Dataset items:
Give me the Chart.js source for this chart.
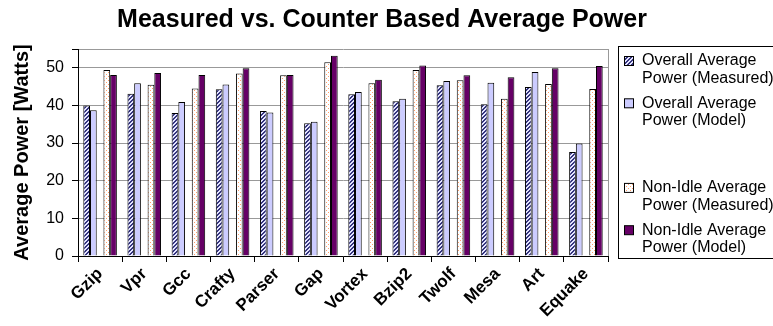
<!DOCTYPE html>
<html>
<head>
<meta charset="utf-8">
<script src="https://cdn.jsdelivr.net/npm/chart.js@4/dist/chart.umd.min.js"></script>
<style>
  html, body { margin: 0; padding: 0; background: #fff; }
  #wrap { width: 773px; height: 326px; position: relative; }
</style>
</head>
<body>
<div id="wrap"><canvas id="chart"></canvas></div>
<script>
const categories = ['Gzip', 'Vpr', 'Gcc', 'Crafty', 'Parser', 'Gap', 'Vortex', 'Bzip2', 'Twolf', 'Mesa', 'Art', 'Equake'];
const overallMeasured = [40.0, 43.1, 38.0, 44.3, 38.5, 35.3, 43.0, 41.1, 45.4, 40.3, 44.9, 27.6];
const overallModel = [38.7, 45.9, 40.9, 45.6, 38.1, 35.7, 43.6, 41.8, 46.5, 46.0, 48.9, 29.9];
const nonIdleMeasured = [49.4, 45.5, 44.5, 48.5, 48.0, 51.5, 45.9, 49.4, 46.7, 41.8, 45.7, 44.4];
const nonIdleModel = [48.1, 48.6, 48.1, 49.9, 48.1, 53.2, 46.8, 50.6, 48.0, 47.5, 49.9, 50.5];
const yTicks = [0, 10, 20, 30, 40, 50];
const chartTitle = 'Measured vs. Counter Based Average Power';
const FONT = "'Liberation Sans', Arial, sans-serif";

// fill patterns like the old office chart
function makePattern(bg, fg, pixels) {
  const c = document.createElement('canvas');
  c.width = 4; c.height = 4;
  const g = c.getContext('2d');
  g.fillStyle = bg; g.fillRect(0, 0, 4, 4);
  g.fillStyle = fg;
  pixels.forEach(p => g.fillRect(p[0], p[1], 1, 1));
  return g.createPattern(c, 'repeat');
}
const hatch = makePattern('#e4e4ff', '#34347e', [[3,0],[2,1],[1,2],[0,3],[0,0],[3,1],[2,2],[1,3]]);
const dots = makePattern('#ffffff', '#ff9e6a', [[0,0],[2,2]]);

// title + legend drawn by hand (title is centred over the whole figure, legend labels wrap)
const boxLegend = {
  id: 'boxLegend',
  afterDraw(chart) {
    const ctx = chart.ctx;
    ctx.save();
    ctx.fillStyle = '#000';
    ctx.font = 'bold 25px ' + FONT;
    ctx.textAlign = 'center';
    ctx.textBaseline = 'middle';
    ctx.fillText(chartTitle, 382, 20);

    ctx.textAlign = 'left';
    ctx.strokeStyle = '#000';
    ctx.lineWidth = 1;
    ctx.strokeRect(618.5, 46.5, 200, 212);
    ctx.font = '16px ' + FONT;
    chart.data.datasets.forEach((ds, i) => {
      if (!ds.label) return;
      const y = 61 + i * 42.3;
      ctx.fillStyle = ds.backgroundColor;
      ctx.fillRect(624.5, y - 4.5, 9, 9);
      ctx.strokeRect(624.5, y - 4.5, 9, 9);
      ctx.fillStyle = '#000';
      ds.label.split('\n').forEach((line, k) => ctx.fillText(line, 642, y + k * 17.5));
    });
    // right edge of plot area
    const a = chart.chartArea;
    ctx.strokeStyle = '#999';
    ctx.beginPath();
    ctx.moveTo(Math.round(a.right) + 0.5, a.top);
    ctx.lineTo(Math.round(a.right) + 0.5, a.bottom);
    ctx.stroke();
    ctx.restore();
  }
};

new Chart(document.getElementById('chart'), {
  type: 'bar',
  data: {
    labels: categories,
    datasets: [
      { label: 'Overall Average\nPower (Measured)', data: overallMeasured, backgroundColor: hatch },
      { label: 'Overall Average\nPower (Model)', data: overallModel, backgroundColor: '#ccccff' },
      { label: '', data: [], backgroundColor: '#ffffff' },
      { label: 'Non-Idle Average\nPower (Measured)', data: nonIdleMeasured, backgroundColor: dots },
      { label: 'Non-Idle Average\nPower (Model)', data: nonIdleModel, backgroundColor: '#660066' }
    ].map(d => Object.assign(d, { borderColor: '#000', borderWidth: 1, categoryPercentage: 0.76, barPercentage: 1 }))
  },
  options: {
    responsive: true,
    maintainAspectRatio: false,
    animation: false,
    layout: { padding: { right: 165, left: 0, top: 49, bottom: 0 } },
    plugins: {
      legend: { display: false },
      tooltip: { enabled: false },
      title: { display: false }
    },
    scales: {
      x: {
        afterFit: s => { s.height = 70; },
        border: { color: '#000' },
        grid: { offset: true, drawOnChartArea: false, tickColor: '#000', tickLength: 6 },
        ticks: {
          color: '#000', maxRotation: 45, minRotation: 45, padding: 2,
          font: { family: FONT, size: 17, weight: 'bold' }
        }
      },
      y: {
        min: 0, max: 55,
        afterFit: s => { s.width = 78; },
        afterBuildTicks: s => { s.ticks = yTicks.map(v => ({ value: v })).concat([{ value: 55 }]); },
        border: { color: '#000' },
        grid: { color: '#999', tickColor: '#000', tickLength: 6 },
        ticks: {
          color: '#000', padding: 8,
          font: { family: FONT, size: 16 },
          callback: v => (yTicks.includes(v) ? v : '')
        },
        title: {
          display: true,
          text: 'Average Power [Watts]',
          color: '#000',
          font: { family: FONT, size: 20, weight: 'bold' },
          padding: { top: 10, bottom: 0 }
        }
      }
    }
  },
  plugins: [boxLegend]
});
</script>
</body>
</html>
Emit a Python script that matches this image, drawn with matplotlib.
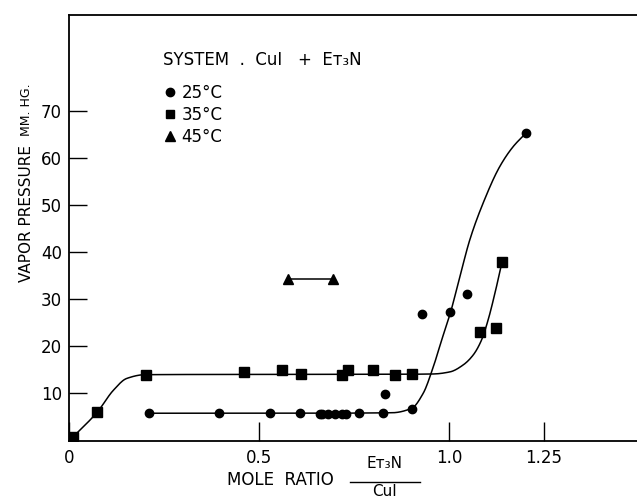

Aim of the task: Pull every line containing "this" out of the data above.

Result below:
Give me the Chart.js source for this chart.
Emit a Python script that matches this image, drawn with matplotlib.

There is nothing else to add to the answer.